Thanks for detailed explanation , learn more😊.

>
> Thanx, Paul.

> Thanks
> Zqiang
>
> >
> >Am I missing something here?
> >
> > Thanx, Paul
> >
> > Thanks
> > Zqiang
> >
> >
> > >While at it if someone is interested in documenting/commenting on the meaning of
> > >all these SRCU_SIZE_* things, it would be much appreciated!
> > >
> > >In the initial stage(SRCU_SIZE_SMALL), there is no srcu_node structures, only initialized
> > >per-CPU srcu_data structures, at this time, we only use boot-cpu srcu_data structures's ->srcu_cblist
> > >to store srcu callbacks.
> > >if the contention of srcu_struct and srcu_data structure's->lock become busy,
> > >transition to SRCU_SIZE_ALLOC. allocated memory for srcu_node structure at end of the SRCU
> > >grace period.
> > >if allocated success, transition to SRCU_SIZE_WAIT_BARRIER, in this state, invoke
> > >srcu_barrier() will iterate over all possible CPUs, but we still only use boot-CPU srcu_cblist to store callbacks.
> > >the task calling call_srcu() may have access to a new srcu_node structure or may not,
> > >because call_srcu() is protected by SRCU, we may not transition to SRCU_SIZE_WAIT_CALL quickly,
> > >need to wait in this state for a SRCU grace period to end.
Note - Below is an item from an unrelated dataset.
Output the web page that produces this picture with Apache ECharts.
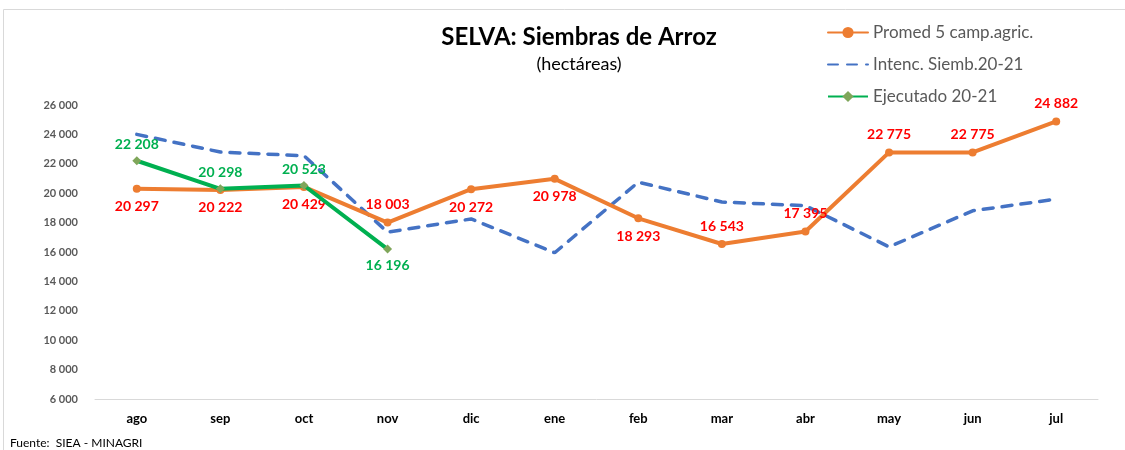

> > >After transition to SRCU_SIZE_WAIT_CALL, we enqueue srcu callbacks to own srcu_data structures's ->srcu_cblist.
> > >
> > >Does my description make my commit more detailed?
> > >
> > >Thanks
> > >Zqiang
> > >
> > >
> >
> >
> > >
> > >Thanks.
> > >
> > > spin_lock_irqsave_rcu_node(sdp, flags);
> > > if (rcu_segcblist_pend_cbs(&sdp->srcu_cblist)) {
> > > spin_unlock_irqrestore_rcu_node(sdp, flags);
> > > --
> > > 2.25.1
> > >